Only the robust outer walls and the walls of the rooms on the ground floor remain of the castle itself, unearthed by archaeologists who investigated this area over the last twenty years.
The keep, which has the shape of an irregular stretched trapezium, with the north and south sides parallel to each other and the Western one oblique in respect of the first two (figs. 5-6), encloses an inner surface of about 720 square metres.
Its west side, which looks straight out onto the bia turresa, has a particularly robust masonry, whilst the opposite side, to the east, has a quadrangular room with an elongated edge set against it.
The entrance (fig. 7) is set in the corner where the south and west perimeter walls join and the vertical grooves which allowed the gate to slide down as well as the rings that circled the cornerstones of the wooden doors are still visible (fig. 8).
This access (fig. 9) allowed reaching, through a corridor with some steps, a first courtyard paved with stone slabs, where the water intake of a cistern and an L-shaped bench leaning against the North and West walls are still visible.
From here one passed into the central courtyard, which was, in turn, arranged over three levels and around which all the inner rooms opened, placed in a gradually increasing size in order to follow the contours of the hill.
The various parts of the yard were connected by steps built with small stones bonded with mortar (fig. 10).
The high-rising elements are still standing up to around ten metres and they refer to areas spanning two floors, which lean against the perimeter walls of the keep; on top of these, where there are still traces of battlements (fig. 11), there were the walkways paved with earthenware (fig. 12).

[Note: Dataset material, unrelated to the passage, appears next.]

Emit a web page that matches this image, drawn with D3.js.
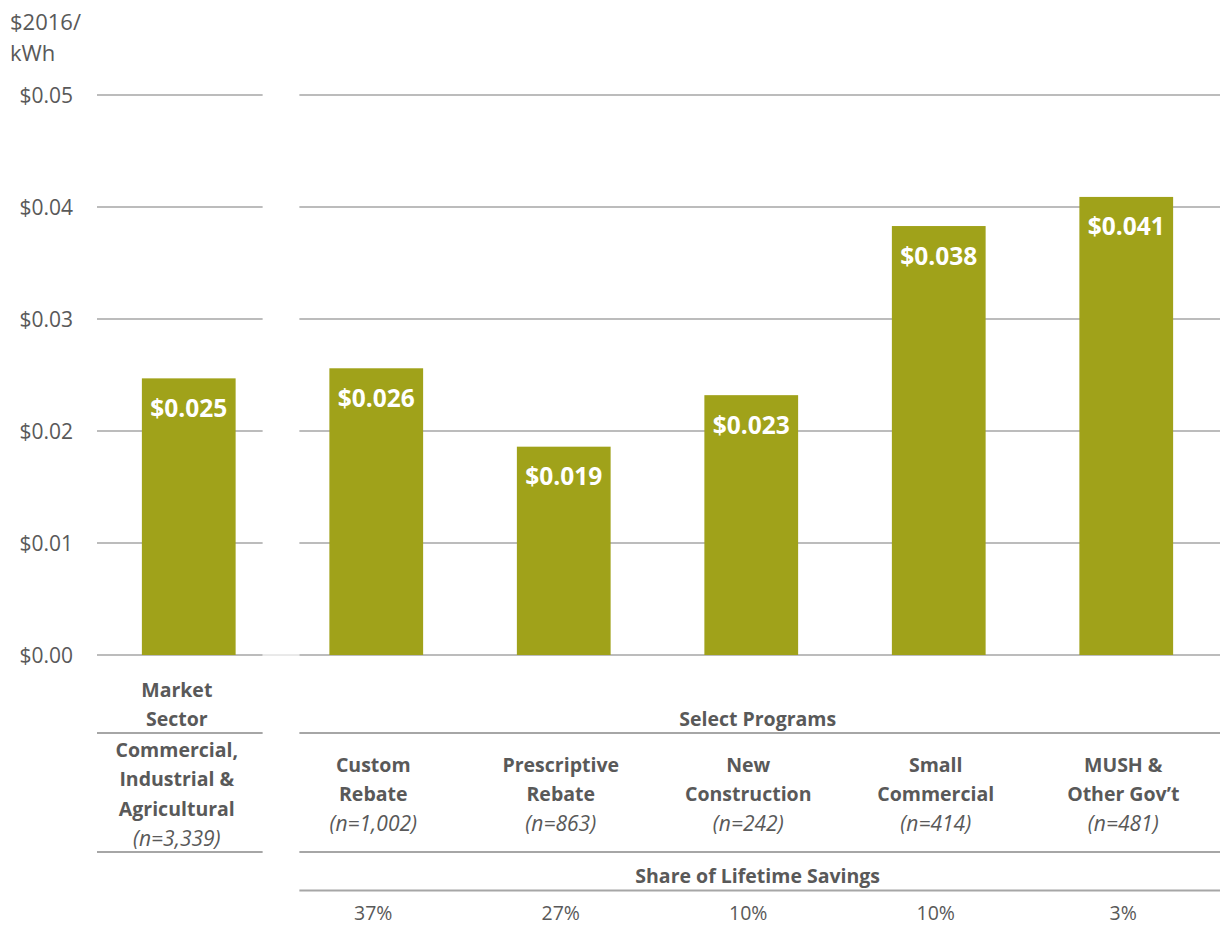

The presence of the upper floors is proved by the presence, on the perimeter walls, of numerous square holes which had the purpose of housing the large beams that held up the wooden planks with which the floors were made (fig. 13).
For security reasons there were no openings on the outside walls, so all the spaces, both on the ground floor and on the upper floors, were only illuminated by windows overlooking the inner courtyard.
Thanks to archaeological research, it has been possible to understand the internal structure of the keep.
The ground floor was divided into five rooms on the north side, called by scholars alpha, kappa, iota, theta, delta; two on the south, one on the southeast (epsilon) and an area on the northeast side which has been interpreted as a tower (gamma).
The water supply was guaranteed by rainwater collected from the roof of the building through terracotta gutter pipes, which was conveyed into the two tanks in the various sectors of the courtyard, equipped with control systems and connected one to the other.
Food reserves, mainly consisting of cereals, were kept in silos in ground cavities and also in storage facilities in high-rising elements.
The entire fortification system of the complex consisted of an irregular building made of local schist, trachyte, granite and limestone stones, all bound by abundant mortar (fig. 14).